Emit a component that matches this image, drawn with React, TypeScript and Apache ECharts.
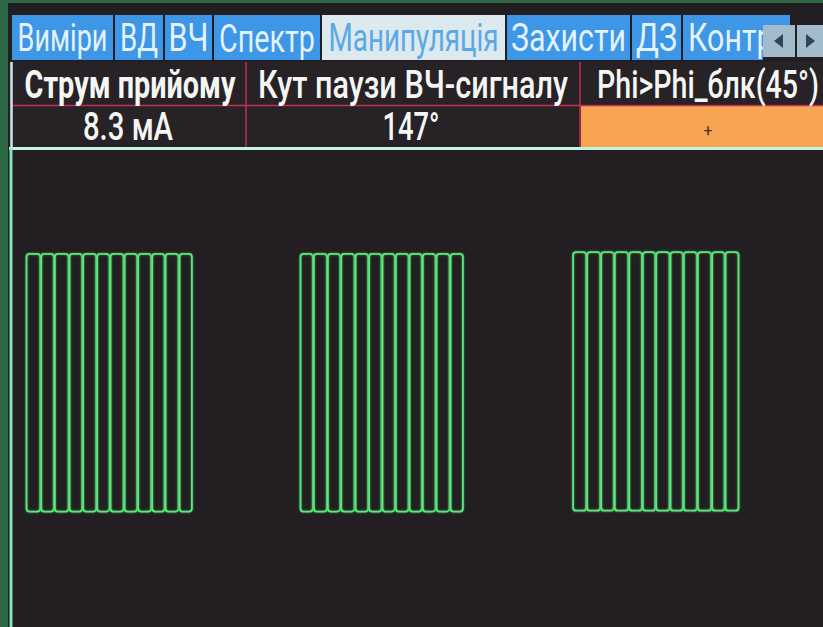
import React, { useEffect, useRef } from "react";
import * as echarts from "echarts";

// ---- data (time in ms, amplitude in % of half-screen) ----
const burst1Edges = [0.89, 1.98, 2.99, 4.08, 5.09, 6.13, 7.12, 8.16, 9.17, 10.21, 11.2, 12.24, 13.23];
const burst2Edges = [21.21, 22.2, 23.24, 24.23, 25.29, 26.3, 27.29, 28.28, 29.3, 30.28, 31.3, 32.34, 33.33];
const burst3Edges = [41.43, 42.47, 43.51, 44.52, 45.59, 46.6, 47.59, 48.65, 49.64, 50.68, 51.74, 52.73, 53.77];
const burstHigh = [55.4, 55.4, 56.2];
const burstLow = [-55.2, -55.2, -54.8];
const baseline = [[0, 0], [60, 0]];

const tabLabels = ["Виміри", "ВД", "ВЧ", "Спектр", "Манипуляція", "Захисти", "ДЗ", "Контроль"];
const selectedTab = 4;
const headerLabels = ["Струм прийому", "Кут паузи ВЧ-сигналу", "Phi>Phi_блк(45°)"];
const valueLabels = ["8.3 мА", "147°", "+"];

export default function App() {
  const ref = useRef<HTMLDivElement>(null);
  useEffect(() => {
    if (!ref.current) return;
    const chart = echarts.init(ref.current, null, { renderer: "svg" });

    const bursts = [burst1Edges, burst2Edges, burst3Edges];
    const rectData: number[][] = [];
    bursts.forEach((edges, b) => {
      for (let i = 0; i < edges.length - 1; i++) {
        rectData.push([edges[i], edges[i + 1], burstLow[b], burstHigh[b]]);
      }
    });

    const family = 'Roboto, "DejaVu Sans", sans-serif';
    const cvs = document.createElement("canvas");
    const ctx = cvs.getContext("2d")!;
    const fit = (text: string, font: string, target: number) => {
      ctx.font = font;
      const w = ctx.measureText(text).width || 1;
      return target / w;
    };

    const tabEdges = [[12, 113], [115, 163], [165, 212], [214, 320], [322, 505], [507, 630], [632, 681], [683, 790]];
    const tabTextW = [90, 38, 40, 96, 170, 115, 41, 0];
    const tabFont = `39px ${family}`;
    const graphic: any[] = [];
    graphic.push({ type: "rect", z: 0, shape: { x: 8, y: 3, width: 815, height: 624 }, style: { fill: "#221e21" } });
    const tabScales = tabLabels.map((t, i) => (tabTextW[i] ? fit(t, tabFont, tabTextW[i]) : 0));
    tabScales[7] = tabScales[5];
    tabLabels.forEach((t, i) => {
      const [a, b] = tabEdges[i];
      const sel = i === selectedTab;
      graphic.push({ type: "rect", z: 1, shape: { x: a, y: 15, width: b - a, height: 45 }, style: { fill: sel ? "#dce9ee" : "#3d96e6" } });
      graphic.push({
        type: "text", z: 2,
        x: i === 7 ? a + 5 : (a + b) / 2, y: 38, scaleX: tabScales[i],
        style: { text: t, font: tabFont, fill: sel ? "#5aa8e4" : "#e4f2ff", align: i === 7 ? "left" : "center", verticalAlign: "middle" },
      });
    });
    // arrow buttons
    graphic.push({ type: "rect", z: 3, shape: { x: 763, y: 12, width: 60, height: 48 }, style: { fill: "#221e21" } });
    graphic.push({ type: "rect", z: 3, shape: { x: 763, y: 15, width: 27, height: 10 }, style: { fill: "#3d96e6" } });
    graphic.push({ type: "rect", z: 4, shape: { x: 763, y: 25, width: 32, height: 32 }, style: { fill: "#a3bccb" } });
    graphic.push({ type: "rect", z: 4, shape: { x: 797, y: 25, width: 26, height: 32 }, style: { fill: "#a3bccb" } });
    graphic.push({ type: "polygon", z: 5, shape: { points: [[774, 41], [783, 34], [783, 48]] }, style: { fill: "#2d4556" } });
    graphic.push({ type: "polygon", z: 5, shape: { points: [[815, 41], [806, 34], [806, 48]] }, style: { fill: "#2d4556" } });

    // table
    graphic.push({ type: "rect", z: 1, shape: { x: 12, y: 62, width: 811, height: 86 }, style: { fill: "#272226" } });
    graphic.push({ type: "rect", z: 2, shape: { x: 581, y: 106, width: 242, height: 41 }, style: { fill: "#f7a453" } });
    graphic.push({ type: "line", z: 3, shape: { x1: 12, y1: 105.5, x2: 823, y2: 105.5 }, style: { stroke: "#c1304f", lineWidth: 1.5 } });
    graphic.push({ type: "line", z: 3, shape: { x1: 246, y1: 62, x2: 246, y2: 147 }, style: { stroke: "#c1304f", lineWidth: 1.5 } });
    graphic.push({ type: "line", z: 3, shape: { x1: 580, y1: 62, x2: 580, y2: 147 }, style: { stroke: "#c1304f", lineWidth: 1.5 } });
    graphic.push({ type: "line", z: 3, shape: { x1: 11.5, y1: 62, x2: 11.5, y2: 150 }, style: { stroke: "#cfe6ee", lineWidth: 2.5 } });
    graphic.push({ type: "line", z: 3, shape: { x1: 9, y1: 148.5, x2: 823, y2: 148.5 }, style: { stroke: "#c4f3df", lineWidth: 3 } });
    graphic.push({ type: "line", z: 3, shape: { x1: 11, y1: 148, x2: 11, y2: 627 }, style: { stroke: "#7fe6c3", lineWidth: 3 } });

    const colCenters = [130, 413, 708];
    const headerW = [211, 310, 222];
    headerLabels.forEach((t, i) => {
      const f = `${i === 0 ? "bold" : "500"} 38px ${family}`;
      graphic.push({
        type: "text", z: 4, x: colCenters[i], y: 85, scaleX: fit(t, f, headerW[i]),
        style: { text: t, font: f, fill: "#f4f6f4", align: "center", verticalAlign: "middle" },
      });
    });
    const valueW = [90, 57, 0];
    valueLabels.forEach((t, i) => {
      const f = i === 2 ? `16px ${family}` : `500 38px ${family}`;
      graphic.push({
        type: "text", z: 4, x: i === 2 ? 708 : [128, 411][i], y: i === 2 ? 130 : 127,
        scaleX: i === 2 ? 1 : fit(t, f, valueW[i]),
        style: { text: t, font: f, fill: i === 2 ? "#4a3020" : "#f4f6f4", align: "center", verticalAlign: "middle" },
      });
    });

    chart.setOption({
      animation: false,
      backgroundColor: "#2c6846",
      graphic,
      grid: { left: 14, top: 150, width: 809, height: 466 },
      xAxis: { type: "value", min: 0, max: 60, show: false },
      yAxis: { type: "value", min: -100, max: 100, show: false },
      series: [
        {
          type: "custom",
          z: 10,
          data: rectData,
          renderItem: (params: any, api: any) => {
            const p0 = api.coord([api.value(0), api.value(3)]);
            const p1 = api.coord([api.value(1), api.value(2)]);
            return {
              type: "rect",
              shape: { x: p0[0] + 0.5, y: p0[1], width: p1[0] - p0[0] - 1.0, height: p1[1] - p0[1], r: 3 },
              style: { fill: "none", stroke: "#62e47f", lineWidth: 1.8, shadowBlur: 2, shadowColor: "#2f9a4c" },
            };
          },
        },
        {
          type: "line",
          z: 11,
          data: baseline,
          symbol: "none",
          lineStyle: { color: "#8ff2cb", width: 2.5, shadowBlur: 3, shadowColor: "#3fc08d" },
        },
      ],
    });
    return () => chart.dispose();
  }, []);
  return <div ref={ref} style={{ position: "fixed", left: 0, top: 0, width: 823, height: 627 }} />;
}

GOAL :: From the first line above through the line containing "import * as", copy everything exactly, without the pictures.

SOLUTION TO THIS PROBLEM ::
Emit a component that matches this image, drawn with React, TypeScript and Apache ECharts.
import React, { useEffect, useRef } from "react";
import * as echarts from "echarts";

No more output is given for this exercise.